- [Required work]:
Skip all pictures. Write out the data below from its first line through the line that contains "(108,1353) -- (848,1353);".

- [Information shown]:

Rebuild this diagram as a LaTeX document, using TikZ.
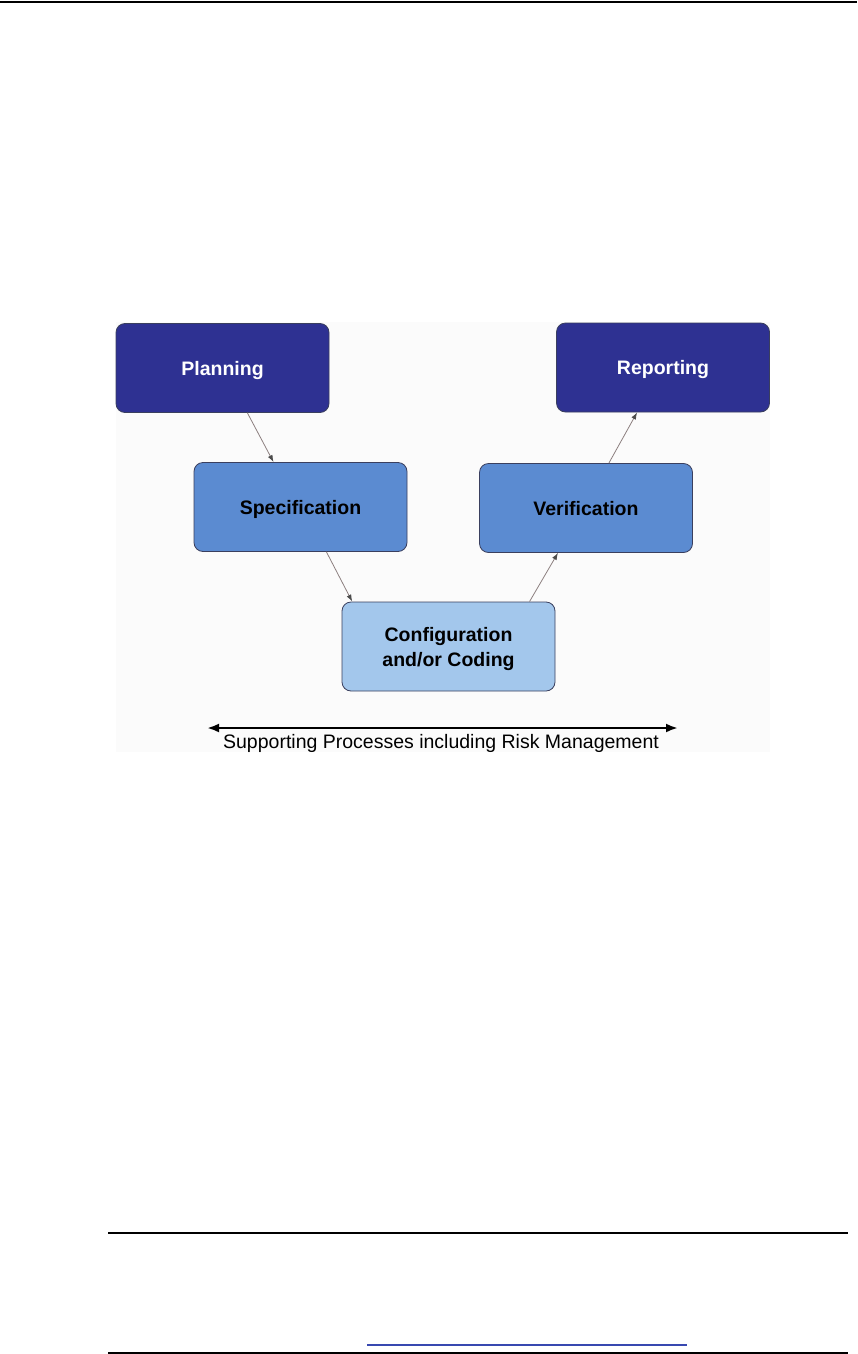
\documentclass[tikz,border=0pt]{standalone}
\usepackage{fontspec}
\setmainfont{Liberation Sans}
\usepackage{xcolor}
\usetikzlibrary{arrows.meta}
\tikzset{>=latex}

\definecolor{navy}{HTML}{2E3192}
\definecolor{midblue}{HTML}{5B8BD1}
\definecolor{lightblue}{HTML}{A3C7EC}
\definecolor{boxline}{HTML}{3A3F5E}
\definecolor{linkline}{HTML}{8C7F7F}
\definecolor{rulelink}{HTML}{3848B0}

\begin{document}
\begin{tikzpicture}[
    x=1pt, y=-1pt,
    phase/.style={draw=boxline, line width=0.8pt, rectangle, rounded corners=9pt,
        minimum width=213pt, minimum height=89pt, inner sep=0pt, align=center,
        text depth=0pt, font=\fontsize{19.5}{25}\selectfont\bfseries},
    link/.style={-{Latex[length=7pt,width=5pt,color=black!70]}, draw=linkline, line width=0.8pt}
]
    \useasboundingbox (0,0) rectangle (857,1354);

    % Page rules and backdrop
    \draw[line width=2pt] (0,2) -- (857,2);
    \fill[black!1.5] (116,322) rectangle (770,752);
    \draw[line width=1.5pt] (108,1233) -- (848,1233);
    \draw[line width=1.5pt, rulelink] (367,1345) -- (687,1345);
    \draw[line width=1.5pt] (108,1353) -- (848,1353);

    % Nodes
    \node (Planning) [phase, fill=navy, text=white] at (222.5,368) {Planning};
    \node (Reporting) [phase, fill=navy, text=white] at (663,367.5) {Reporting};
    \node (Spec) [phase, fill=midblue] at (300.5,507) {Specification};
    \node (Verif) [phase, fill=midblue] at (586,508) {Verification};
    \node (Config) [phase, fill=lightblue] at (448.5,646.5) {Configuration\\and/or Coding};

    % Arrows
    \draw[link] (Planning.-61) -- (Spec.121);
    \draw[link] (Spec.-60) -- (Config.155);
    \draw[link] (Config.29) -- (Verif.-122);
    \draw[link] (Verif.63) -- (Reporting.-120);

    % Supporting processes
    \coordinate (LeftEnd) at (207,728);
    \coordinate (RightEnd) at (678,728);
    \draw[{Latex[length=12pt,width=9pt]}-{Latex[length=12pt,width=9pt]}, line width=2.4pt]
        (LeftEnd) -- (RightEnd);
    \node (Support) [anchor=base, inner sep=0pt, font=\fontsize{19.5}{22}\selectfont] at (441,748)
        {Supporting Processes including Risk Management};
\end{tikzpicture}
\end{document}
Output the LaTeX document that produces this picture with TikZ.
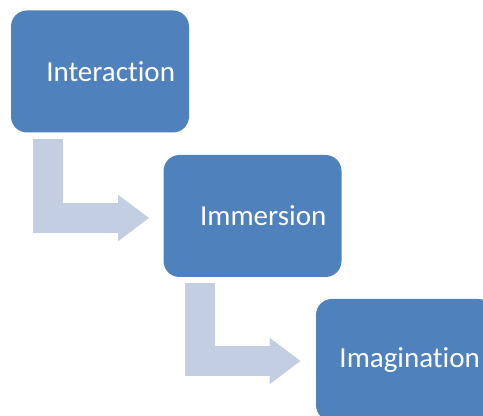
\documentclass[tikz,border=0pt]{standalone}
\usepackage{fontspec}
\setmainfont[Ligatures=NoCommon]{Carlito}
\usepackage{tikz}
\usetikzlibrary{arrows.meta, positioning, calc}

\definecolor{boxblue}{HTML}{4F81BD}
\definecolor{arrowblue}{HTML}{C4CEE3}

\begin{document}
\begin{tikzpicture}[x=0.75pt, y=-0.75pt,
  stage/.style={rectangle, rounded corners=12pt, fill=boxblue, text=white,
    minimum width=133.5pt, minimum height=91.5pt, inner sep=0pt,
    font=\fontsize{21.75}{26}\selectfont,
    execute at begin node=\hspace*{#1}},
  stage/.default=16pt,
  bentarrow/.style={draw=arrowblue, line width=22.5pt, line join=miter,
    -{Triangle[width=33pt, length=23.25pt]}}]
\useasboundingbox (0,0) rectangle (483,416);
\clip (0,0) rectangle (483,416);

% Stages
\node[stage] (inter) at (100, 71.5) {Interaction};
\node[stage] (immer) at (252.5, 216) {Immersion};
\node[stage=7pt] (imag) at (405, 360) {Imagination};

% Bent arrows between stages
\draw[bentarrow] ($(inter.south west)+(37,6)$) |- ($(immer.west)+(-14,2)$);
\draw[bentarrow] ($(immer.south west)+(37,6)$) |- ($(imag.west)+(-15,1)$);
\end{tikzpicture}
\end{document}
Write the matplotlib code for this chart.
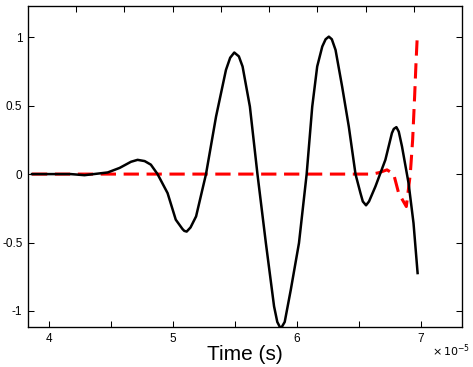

- [Reply]:
Rebuild this diagram as a LaTeX document, using TikZ.
\documentclass[tikz,border=0pt]{standalone}
\usepackage{fontspec}
\setmainfont{Liberation Sans}
\usepackage{xcolor}
\usetikzlibrary{arrows.meta}
\tikzset{>=latex}

\definecolor{navy}{HTML}{2E3192}
\definecolor{midblue}{HTML}{5B8BD1}
\definecolor{lightblue}{HTML}{A3C7EC}
\definecolor{boxline}{HTML}{3A3F5E}
\definecolor{linkline}{HTML}{8C7F7F}
\definecolor{rulelink}{HTML}{3848B0}

\begin{document}
\begin{tikzpicture}[
    x=1pt, y=-1pt,
    phase/.style={draw=boxline, line width=0.8pt, rectangle, rounded corners=9pt,
        minimum width=213pt, minimum height=89pt, inner sep=0pt, align=center,
        text depth=0pt, font=\fontsize{19.5}{25}\selectfont\bfseries},
    link/.style={-{Latex[length=7pt,width=5pt,color=black!70]}, draw=linkline, line width=0.8pt}
]
    \useasboundingbox (0,0) rectangle (857,1354);

    % Page rules and backdrop
    \draw[line width=2pt] (0,2) -- (857,2);
    \fill[black!1.5] (116,322) rectangle (770,752);
    \draw[line width=1.5pt] (108,1233) -- (848,1233);
    \draw[line width=1.5pt, rulelink] (367,1345) -- (687,1345);
    \draw[line width=1.5pt] (108,1353) -- (848,1353);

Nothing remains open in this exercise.